- **What to work on**
Starting at the first line of the data, please print exactly those lines through the one that holds "const bTicks = [0, 25, 50, 75, 100];", omitting every picture.

— START Material provided —

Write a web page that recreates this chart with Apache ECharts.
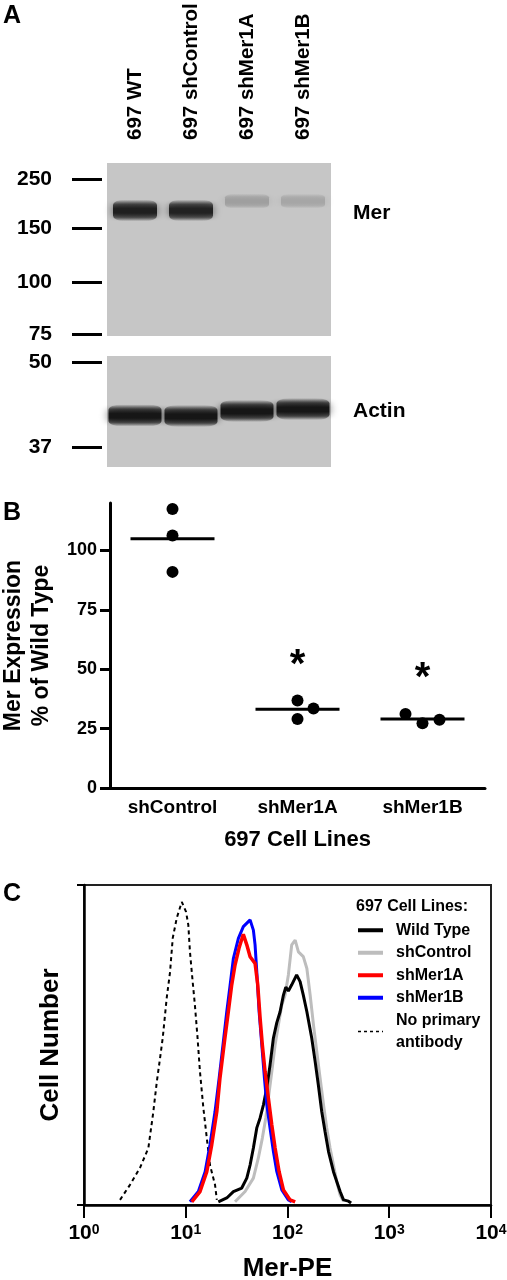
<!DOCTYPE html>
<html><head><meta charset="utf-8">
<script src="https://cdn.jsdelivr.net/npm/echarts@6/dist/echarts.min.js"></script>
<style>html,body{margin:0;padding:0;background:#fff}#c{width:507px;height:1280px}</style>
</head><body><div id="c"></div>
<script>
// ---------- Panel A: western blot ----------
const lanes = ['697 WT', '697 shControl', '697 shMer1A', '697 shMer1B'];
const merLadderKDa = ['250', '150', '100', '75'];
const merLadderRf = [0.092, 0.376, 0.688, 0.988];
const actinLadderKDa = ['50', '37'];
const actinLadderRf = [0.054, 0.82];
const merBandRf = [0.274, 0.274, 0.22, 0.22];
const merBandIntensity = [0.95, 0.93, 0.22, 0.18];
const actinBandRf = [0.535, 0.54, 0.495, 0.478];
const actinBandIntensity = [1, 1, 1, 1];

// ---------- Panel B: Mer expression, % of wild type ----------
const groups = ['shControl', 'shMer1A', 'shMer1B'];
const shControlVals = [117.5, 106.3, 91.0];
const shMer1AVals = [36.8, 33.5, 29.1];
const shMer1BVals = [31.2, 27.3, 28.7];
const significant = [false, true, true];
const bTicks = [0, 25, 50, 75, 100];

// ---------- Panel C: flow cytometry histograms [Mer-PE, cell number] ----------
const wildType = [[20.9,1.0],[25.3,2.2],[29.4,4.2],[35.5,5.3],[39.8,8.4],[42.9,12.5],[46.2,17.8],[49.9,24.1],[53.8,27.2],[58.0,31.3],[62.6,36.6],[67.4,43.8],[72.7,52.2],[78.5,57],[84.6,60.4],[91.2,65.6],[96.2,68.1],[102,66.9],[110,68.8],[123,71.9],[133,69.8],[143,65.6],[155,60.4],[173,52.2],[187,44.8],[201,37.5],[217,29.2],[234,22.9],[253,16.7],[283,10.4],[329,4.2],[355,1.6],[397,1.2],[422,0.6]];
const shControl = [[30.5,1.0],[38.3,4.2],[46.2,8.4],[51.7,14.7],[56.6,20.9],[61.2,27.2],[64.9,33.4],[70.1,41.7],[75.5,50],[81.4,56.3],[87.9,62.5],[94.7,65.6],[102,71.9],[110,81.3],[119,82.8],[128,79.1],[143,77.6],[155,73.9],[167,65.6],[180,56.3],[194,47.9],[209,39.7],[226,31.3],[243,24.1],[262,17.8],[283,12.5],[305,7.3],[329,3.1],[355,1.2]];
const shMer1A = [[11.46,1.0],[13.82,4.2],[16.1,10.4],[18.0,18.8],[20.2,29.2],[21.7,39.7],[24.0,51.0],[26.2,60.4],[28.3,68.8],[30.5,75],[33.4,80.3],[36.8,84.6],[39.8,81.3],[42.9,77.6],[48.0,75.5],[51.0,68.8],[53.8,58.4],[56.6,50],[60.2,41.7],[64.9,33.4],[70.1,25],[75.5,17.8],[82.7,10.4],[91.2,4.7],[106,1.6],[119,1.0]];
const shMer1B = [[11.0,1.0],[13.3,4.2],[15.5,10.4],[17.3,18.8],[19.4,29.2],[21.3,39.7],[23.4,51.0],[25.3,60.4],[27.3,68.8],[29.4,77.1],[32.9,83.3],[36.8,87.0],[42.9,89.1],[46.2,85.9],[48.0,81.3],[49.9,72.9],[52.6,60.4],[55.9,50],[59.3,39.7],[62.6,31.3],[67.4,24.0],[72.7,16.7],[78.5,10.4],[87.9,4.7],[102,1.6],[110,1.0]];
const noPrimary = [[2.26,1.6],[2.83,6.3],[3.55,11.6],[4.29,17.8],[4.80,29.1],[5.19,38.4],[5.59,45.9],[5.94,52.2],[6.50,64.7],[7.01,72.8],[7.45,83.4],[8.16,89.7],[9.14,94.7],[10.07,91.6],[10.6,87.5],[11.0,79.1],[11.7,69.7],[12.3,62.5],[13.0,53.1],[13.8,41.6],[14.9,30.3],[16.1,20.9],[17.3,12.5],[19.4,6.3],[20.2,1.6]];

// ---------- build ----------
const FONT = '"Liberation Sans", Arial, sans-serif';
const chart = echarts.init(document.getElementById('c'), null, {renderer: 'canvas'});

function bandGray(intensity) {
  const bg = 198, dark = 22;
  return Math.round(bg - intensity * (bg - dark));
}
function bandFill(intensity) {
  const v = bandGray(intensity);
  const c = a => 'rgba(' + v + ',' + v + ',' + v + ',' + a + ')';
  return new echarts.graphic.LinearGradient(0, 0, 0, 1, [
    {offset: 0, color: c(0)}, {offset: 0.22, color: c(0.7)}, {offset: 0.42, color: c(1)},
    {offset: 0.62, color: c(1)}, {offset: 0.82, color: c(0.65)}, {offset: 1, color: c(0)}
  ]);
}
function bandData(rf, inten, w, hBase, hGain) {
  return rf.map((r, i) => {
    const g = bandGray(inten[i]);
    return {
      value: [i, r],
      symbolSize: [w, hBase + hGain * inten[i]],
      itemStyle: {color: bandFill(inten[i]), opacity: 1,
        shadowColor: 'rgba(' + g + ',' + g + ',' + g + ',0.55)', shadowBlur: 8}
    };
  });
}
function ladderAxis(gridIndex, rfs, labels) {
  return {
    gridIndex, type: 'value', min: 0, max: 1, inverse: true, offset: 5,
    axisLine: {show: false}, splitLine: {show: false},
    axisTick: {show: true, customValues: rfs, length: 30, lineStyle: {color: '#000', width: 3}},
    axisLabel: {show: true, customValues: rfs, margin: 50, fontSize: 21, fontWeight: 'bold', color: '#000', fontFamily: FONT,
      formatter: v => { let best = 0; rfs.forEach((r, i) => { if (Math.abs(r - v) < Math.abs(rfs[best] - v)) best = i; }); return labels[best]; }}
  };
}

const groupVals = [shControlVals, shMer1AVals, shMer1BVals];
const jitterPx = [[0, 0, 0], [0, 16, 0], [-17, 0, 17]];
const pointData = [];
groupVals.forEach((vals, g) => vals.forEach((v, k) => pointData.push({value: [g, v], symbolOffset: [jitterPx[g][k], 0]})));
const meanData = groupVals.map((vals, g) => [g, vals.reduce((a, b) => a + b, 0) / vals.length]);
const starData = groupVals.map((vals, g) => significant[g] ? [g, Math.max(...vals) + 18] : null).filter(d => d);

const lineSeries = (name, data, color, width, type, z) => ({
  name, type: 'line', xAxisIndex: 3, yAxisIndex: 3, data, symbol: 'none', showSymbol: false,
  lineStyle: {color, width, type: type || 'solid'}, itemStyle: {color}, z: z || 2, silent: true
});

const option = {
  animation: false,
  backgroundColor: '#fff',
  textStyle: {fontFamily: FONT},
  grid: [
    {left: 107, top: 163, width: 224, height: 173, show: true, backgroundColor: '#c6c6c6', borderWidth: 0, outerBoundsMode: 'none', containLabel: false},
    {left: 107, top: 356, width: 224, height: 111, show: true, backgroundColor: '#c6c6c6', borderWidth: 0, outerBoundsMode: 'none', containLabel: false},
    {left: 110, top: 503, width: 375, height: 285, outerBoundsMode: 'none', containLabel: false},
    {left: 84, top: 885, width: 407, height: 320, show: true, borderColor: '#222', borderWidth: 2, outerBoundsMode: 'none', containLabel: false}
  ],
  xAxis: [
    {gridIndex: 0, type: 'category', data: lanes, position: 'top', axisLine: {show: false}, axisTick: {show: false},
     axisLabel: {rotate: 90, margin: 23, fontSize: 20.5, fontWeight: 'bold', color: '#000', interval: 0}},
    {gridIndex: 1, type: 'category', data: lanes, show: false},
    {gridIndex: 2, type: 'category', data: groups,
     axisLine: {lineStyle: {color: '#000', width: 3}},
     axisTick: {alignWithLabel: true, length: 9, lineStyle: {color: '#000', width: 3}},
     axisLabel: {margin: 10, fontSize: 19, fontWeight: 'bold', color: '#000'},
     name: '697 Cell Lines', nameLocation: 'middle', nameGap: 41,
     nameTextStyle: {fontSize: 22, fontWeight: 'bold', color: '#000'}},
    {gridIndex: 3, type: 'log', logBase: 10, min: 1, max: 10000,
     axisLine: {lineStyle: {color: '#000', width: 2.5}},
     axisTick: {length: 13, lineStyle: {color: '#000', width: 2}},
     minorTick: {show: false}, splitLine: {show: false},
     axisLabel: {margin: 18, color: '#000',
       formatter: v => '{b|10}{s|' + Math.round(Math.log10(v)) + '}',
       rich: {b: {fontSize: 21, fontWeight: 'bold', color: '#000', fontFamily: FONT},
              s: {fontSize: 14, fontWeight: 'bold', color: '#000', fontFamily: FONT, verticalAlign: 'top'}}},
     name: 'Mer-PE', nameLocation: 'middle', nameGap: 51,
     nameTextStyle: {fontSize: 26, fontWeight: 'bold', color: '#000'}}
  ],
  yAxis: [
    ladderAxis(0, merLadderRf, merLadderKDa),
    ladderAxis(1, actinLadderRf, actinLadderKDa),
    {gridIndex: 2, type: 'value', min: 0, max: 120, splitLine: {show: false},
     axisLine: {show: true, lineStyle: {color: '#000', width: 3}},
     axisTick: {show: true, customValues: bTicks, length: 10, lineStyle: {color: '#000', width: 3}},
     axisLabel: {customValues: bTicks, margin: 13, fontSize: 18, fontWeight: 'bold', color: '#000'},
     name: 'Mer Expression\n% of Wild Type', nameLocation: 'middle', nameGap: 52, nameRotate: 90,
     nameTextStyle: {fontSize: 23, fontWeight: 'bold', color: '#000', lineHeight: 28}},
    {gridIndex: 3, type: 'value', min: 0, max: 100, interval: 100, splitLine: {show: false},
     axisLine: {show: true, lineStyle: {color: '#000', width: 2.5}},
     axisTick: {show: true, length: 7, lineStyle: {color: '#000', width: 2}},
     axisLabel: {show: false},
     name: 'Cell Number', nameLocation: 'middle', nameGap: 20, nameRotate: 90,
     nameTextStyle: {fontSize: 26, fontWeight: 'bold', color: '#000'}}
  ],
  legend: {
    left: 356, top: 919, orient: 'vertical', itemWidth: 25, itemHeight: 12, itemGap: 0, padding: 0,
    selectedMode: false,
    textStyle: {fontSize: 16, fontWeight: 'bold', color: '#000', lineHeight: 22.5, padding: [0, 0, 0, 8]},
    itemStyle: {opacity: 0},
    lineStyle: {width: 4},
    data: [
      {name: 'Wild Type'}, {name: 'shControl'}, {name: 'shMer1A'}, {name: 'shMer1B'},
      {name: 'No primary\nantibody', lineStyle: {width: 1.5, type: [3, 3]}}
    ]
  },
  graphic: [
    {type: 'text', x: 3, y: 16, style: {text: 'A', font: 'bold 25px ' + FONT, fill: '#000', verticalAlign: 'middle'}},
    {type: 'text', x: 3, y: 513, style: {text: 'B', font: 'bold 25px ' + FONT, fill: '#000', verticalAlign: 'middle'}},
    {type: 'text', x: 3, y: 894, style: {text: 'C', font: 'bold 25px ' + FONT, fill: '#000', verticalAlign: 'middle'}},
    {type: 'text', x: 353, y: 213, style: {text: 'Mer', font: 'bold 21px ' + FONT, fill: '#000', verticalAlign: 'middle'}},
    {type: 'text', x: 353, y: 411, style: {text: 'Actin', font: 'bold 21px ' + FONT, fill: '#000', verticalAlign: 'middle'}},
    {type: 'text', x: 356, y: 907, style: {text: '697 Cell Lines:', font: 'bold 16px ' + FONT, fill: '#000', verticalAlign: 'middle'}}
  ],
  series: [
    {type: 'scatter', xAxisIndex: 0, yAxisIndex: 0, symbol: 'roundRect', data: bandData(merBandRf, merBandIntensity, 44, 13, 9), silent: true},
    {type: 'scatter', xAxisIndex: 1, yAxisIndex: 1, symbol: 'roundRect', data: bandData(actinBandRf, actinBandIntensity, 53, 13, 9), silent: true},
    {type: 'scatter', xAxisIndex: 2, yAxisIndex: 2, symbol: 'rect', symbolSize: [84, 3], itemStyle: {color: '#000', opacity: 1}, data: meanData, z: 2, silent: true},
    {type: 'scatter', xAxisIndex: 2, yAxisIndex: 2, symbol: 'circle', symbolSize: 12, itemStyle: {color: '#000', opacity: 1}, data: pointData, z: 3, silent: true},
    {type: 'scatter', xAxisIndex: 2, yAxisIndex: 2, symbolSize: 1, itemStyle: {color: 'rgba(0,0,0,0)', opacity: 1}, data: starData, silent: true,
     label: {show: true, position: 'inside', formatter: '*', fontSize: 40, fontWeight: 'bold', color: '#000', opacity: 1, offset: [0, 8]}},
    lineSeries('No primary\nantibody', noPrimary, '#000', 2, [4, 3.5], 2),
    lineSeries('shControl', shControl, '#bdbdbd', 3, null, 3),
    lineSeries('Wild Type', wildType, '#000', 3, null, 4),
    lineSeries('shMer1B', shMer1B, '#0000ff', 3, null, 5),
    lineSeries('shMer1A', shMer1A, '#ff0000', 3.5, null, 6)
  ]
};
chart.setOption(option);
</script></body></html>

— END Material provided —

- **Result of this task**
Write a web page that recreates this chart with Apache ECharts.
<!DOCTYPE html>
<html><head><meta charset="utf-8">
<script src="https://cdn.jsdelivr.net/npm/echarts@6/dist/echarts.min.js"></script>
<style>html,body{margin:0;padding:0;background:#fff}#c{width:507px;height:1280px}</style>
</head><body><div id="c"></div>
<script>
// ---------- Panel A: western blot ----------
const lanes = ['697 WT', '697 shControl', '697 shMer1A', '697 shMer1B'];
const merLadderKDa = ['250', '150', '100', '75'];
const merLadderRf = [0.092, 0.376, 0.688, 0.988];
const actinLadderKDa = ['50', '37'];
const actinLadderRf = [0.054, 0.82];
const merBandRf = [0.274, 0.274, 0.22, 0.22];
const merBandIntensity = [0.95, 0.93, 0.22, 0.18];
const actinBandRf = [0.535, 0.54, 0.495, 0.478];
const actinBandIntensity = [1, 1, 1, 1];

// ---------- Panel B: Mer expression, % of wild type ----------
const groups = ['shControl', 'shMer1A', 'shMer1B'];
const shControlVals = [117.5, 106.3, 91.0];
const shMer1AVals = [36.8, 33.5, 29.1];
const shMer1BVals = [31.2, 27.3, 28.7];
const significant = [false, true, true];
const bTicks = [0, 25, 50, 75, 100];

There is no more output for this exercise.